The fourth ode is to the covetable clan always looking to complete the circle. Whether it is the witch ballerinas in Suspiria, a devilish flight of black swans in gossamer gowns with bound and blistered naughty toes, or the angsty onyx-tinged Wiccan war-paint that singles out the cursed collective in The Craft; the coven can manifest a compelling lesson in the aesthetics of in-house hexery. The salty shade-throwing and strong fashion statements between the Salem witches and the coterie led by voodoo coiffeuse Marie Laveau (an ageless Angela Bassett) in American Horror Story: Coven is catnip to any discerning necromancer neophyte.


Full fathom five, and with a plethora of errant fathers in the underworld, the mother often takes centre-stage but what of the other woman who eschews traditional fertility rites to focus on the formation of the found family? Be it the evil stepmother of lore or the rearer of wolves and dragons; these models of modern maternity endorse the idea that the carnage of childbirth does not necessarily a mother make and (taking inspiration from the Amazons of old) they know that breasts aren’t just for nursing babies, baby. Part martial warrior, part tit-flailing harpy, their passions and desires are often derided as grotesquerie. Fashion faves include Marianne the muse of La Marseillaise, nursing the guillotine guile of the Gallic republic, the aptly titled Juana La Loca in Mad Love attempting to passionately suckle her horrified husband with breastmilk and the maudlin Isabella Rossellini as Dorothy in Blue Velvet, wandering nude through suburbia after nourishing the wet dreams of her high school sweetheart.

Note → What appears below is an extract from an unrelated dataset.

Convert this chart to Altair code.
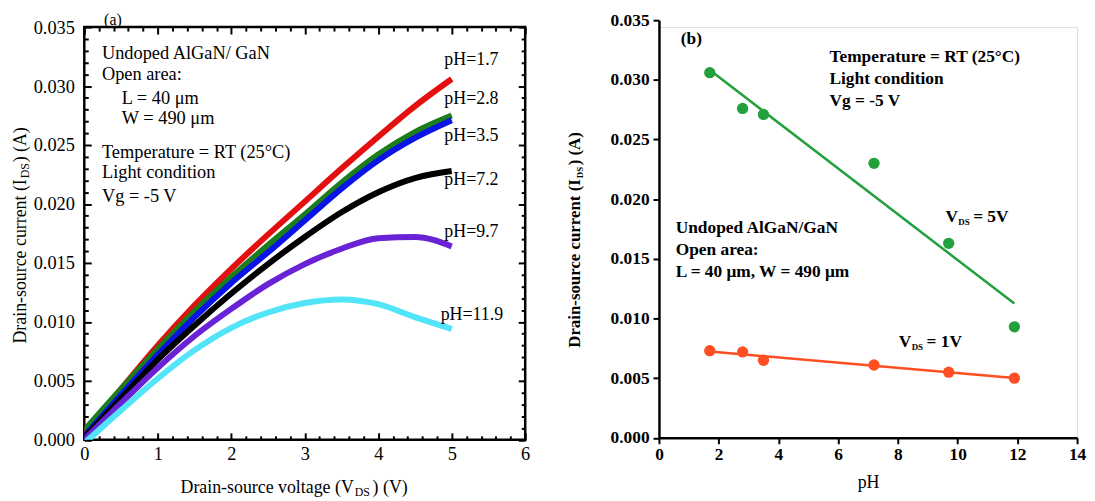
import altair as alt
import pandas as pd

FONT = "Liberation Serif"

# ---------------- Panel (a) data ----------------
V = [0.0, 0.5, 1.0, 1.5, 2.0, 2.5, 3.0, 3.5, 4.0, 4.5, 5.0]
I_ph17 = [0.0005, 0.0043, 0.0080, 0.0114, 0.0145, 0.0174, 0.0202, 0.0230, 0.0257, 0.0283, 0.0306]
I_ph28 = [0.0008, 0.0043, 0.0077, 0.0109, 0.0138, 0.0165, 0.0191, 0.0218, 0.0242, 0.0261, 0.0275]
I_ph35 = [0.0003, 0.0038, 0.0072, 0.0104, 0.0133, 0.0159, 0.0186, 0.0213, 0.0237, 0.0256, 0.0271]
I_ph72 = [0.0002, 0.0035, 0.0068, 0.0097, 0.0124, 0.0149, 0.0172, 0.0193, 0.0210, 0.0222, 0.0228]
I_ph97 = [0.0000, 0.0031, 0.0061, 0.0088, 0.0111, 0.0132, 0.0149, 0.0162, 0.0171, 0.0172, 0.0164]
I_ph119 = [-0.0003, 0.0025, 0.0052, 0.0076, 0.0095, 0.0108, 0.0116, 0.0119, 0.0115, 0.0104, 0.0094]

series1 = ["pH=1.7", "pH=2.8", "pH=3.5", "pH=7.2", "pH=9.7", "pH=11.9"]
colors1 = ["#e40f0f", "#1b7d1b", "#0a14e6", "#000000", "#6a22d6", "#52e4f8"]
values1 = [I_ph17, I_ph28, I_ph35, I_ph72, I_ph97, I_ph119]

label1_V = [4.90, 4.90, 4.90, 4.90, 4.90, 4.85]
label1_I = [0.0322, 0.0289, 0.0258, 0.0220, 0.0176, 0.0106]

ann1_text = ["Undoped AlGaN/ GaN", "Open area:", "L = 40 \u03bcm", "W = 490 \u03bcm",
             "Temperature = RT (25\u00b0C)", "Light condition", "Vg = -5 V"]
ann1_V = [0.24, 0.24, 0.51, 0.51, 0.24, 0.24, 0.24]
ann1_I = [0.0328, 0.0310, 0.0290, 0.02725, 0.0244, 0.02267, 0.02067]

x1_major = [0, 1, 2, 3, 4, 5, 6]
x1_minor = [0.2, 0.4, 0.6, 0.8, 1.2, 1.4, 1.6, 1.8, 2.2, 2.4, 2.6, 2.8, 3.2, 3.4, 3.6, 3.8,
            4.2, 4.4, 4.6, 4.8, 5.2, 5.4, 5.6, 5.8]
y1_major = [0.0, 0.005, 0.010, 0.015, 0.020, 0.025, 0.030, 0.035]
y1_minor = [0.001, 0.002, 0.003, 0.004, 0.006, 0.007, 0.008, 0.009, 0.011, 0.012, 0.013, 0.014,
            0.016, 0.017, 0.018, 0.019, 0.021, 0.022, 0.023, 0.024, 0.026, 0.027, 0.028, 0.029,
            0.031, 0.032, 0.033, 0.034]

# ---------------- Panel (b) data ----------------
pH_vals = [1.7, 2.8, 3.5, 7.2, 9.7, 11.9]
I_vds5 = [0.0306, 0.0276, 0.0271, 0.0230, 0.0163, 0.0093]
I_vds1 = [0.0073, 0.0072, 0.0065, 0.0061, 0.0055, 0.0050]
series2 = ["VDS = 5V", "VDS = 1V"]
colors2 = ["#22a03c", "#ff4f22"]
x2_ticks = [0, 2, 4, 6, 8, 10, 12, 14]
y2_ticks = [0.0, 0.005, 0.010, 0.015, 0.020, 0.025, 0.030, 0.035]

ann2_text = ["(b)", "Temperature = RT (25\u00b0C)", "Light condition", "Vg = -5 V",
             "Undoped AlGaN/GaN", "Open area:", "L = 40 \u03bcm, W = 490 \u03bcm"]
ann2_pH = [0.73, 5.71, 5.71, 5.71, 0.56, 0.56, 0.56]
ann2_I = [0.0334, 0.0319, 0.0301, 0.0282, 0.01754, 0.01572, 0.0139]

vds_pH = [9.59, 8.03]
vds_I = [0.0186, 0.0081]
vds_tail = ["= 5V", "= 1V"]

TOP = 23.5          # page y of both plot origins
W1, H1 = 445, 440 - TOP
W2, H2 = 422, 438 - TOP
R_OVER = 7          # right axis extends this far above its plot origin

# ---------------- Build panel (a) ----------------
rows = []
for name, vals in zip(series1, values1):
    for v, i in zip(V, vals):
        rows.append({"V": v, "I": i, "series": name})
df1 = pd.DataFrame(rows)

xs1 = alt.Scale(domain=[0, 6], nice=False, zero=False)
ys1 = alt.Scale(domain=[0, 0.035], nice=False, zero=False)

lab_x = alt.Axis(orient="bottom", values=x1_major, format="d", labelFont=FONT, labelFontSize=18.5,
                 labelColor="black", labelPadding=5, ticks=False, tickSize=0, domain=False,
                 grid=False, title=None, labelFlush=False, labelOverlap=False)
lab_y = alt.Axis(orient="left", values=y1_major, format=".3f", labelFont=FONT, labelFontSize=18.5,
                 labelColor="black", labelPadding=10, ticks=False, tickSize=0, domain=False,
                 grid=False, title=None, labelFlush=False, labelOverlap=False)

lines1 = alt.Chart(df1).mark_line(strokeWidth=6, interpolate="monotone", clip=True).encode(
    x=alt.X("V:Q", scale=xs1, axis=lab_x),
    y=alt.Y("I:Q", scale=ys1, axis=lab_y),
    color=alt.Color("series:N", scale=alt.Scale(domain=series1, range=colors1), legend=None),
)


def tick_layer(xv, yv, size, xo, yo):
    return alt.Chart(df1).mark_point(opacity=0).encode(
        x=alt.X("V:Q", scale=xs1, axis=alt.Axis(orient=xo, values=xv, labels=False, domain=False,
                                                grid=False, ticks=True, tickSize=size, tickWidth=2,
                                                tickColor="black", offset=-size, title=None)),
        y=alt.Y("I:Q", scale=ys1, axis=alt.Axis(orient=yo, values=yv, labels=False, domain=False,
                                                grid=False, ticks=True, tickSize=size, tickWidth=2,
                                                tickColor="black", offset=-size, title=None)),
    )


t_major_bl = tick_layer(x1_major, y1_major, 7, "bottom", "left")
t_minor_bl = tick_layer(x1_minor, y1_minor, 4, "bottom", "left")
t_major_tr = tick_layer(x1_major, y1_major, 7, "top", "right")
t_minor_tr = tick_layer(x1_minor, y1_minor, 4, "top", "right")

lab1_df = pd.DataFrame({"V": label1_V, "I": label1_I, "t": series1})
labels1 = alt.Chart(lab1_df).mark_text(align="left", baseline="middle", font=FONT, fontSize=18,
                                       color="black").encode(
    x=alt.X("V:Q", scale=xs1, axis=None), y=alt.Y("I:Q", scale=ys1, axis=None), text="t:N")

ann1_df = pd.DataFrame({"V": ann1_V, "I": ann1_I, "t": ann1_text})
ann1 = alt.Chart(ann1_df).mark_text(align="left", baseline="middle", font=FONT, fontSize=18.5,
                                    color="black").encode(
    x=alt.X("V:Q", scale=xs1, axis=None), y=alt.Y("I:Q", scale=ys1, axis=None), text="t:N")

one = pd.DataFrame({"k": [0]})


def txt(s, x, y, size=18, align="left", dx=0, dy=0, angle=0, weight="normal", baseline="alphabetic"):
    return alt.Chart(one).mark_text(text=s, align=align, baseline=baseline, font=FONT, fontSize=size,
                                    fontWeight=weight, color="black", dx=dx, dy=dy, angle=angle).encode(
        x=alt.value(x), y=alt.value(y))


# panel tag and axis titles with subscripts (positions in plot pixels)
tag_a = txt("(a)", 20, -7.5, size=16, baseline="middle")
xt1 = txt("Drain-source voltage (V", 272, 494 - TOP, align="right")
xt2 = txt("DS", 272, 494 - TOP, size=12, dx=1, dy=3)
xt3 = txt(") (V)", 272, 494 - TOP, dx=19)
yt1 = txt("Drain-source current (I", -59, 177 - TOP, align="right", angle=270)
yt2 = txt("DS", -59, 177 - TOP, size=12, dx=1, dy=3, angle=270)
yt3 = txt(") (A)", -59, 177 - TOP, dx=17, angle=270)

left = alt.layer(
    lines1, t_major_bl, t_minor_bl, t_major_tr, t_minor_tr, labels1, ann1,
    tag_a, xt1, xt2, xt3, yt1, yt2, yt3,
).resolve_axis(x="independent", y="independent").properties(
    width=W1, height=H1, view=alt.ViewBackground(stroke="black", strokeWidth=2.5))

# ---------------- Build panel (b) ----------------
rows2 = []
for name, vals in zip(series2, [I_vds5, I_vds1]):
    for p, i in zip(pH_vals, vals):
        rows2.append({"pH": p, "I": i, "vds": name})
df2 = pd.DataFrame(rows2)

xs2 = alt.Scale(domain=[0, 14], nice=False, zero=False)
ys2 = alt.Scale(domain=[0, 0.035], range=[H2, -R_OVER], nice=False, zero=False)
ax2x = alt.Axis(values=x2_ticks, format="d", labelFont=FONT, labelFontWeight="bold", labelFontSize=17.5,
                labelColor="black", labelPadding=2, tickSize=6, tickWidth=2, tickColor="black",
                domainColor="black", domainWidth=2.5, grid=False, title="pH", titleFont=FONT,
                titleFontSize=18, titleFontWeight="normal", titleColor="black", titlePadding=11,
                labelFlush=False, labelOverlap=False)
ax2y = alt.Axis(values=y2_ticks, format=".3f", labelFont=FONT, labelFontWeight="bold", labelFontSize=17.5,
                labelColor="black", labelPadding=4, tickSize=6, tickWidth=2, tickColor="black",
                domainColor="black", domainWidth=2.5, grid=False, title=None,
                labelFlush=False, labelOverlap=False)
col2 = alt.Color("vds:N", scale=alt.Scale(domain=series2, range=colors2), legend=None)

pts2 = alt.Chart(df2).mark_circle(size=130, opacity=1).encode(
    x=alt.X("pH:Q", scale=xs2, axis=ax2x), y=alt.Y("I:Q", scale=ys2, axis=ax2y), color=col2)
fit2 = alt.Chart(df2).transform_regression("pH", "I", groupby=["vds"]).mark_line(
    strokeWidth=2.5).encode(
    x=alt.X("pH:Q", scale=xs2, axis=ax2x), y=alt.Y("I:Q", scale=ys2, axis=ax2y), color=col2)

ann2_df = pd.DataFrame({"pH": ann2_pH, "I": ann2_I, "t": ann2_text})
ann2 = alt.Chart(ann2_df).mark_text(align="left", baseline="middle", font=FONT, fontSize=17.5,
                                    fontWeight="bold", color="black").encode(
    x=alt.X("pH:Q", scale=xs2, axis=ax2x), y=alt.Y("I:Q", scale=ys2, axis=ax2y), text="t:N")

vds_df = pd.DataFrame({"pH": vds_pH, "I": vds_I, "tail": vds_tail, "v": ["V", "V"], "ds": ["DS", "DS"]})
base_v = alt.Chart(vds_df).encode(x=alt.X("pH:Q", scale=xs2, axis=ax2x), y=alt.Y("I:Q", scale=ys2, axis=ax2y))
vds_v = base_v.mark_text(align="left", baseline="alphabetic", font=FONT, fontSize=17.5, fontWeight="bold",
                         color="black", dy=6).encode(text="v:N")
vds_s = base_v.mark_text(align="left", baseline="alphabetic", font=FONT, fontSize=9, fontWeight="bold",
                         color="black", dx=13, dy=9).encode(text="ds:N")
vds_t = base_v.mark_text(align="left", baseline="alphabetic", font=FONT, fontSize=17.5, fontWeight="bold",
                         color="black", dx=28, dy=6).encode(text="tail:N")

ryt1 = txt("Drain-source current (I", -80, 177 - TOP, size=17, align="right", angle=270, weight="bold")
ryt2 = txt("DS", -80, 177 - TOP, size=9, dx=1, dy=3, angle=270, weight="bold")
ryt3 = txt(") (A)", -80, 177 - TOP, size=17, dx=14, angle=270, weight="bold")

right = alt.layer(fit2, pts2, ann2, vds_v, vds_s, vds_t, ryt1, ryt2, ryt3).properties(
    width=W2, height=H2)

chart = alt.hconcat(left, right, spacing=34).properties(
    padding={"left": 2, "top": 0, "right": 0, "bottom": 0}
).resolve_scale(color="independent").configure_view(stroke="transparent").configure(background="white")

chart.save("out.html", embed_options={"renderer": "svg", "actions": False})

the maudlin Isabella Rossellini as Dorothy in Blue Velvet, wandering nude through suburbia after nourishing the wet dreams of her high school sweetheart.

Lastly, The Spinster. A primordial target for the collective projections of societal fears, the lone she-wolf is perhaps the greatest threat to the tedium of conformity. Madame de Pompadour can keep her champagne coupes as miniatures were invented especially for this most of luscious of distinguished figures. Financially independent, quixotically queer, my goblet runneth over with unsung heroines that represent the blissful cornucopia of feminine vice and role models for alternate ways of living. The diligent Cut-Wife from Penny Dreadful with shaggy grey pixie crop, granny magic and pragmatism in a world where Planned Parenthood is becoming a sullied term again. Ursula, the sybaritic sea witch, still yet to be cajoled into allowing the rights for her revisionist moment a la Maleficent and Wicked, is resplendent with snow-white quiff, romantic red lips and bounteous curves and of course Medusa, the Gorgon glory, a veritable jolie-laide whose serpentine splendor became the exuberant mythic guild of the house of Versace.

All these women proffer forth alternate modes of fierce femininity, tripping a fine line between sulky and sultry, this lusciously lethal combo is anathema to the nausea of nostalgia, hell-bent on carving their alluringly idiosyncratic path.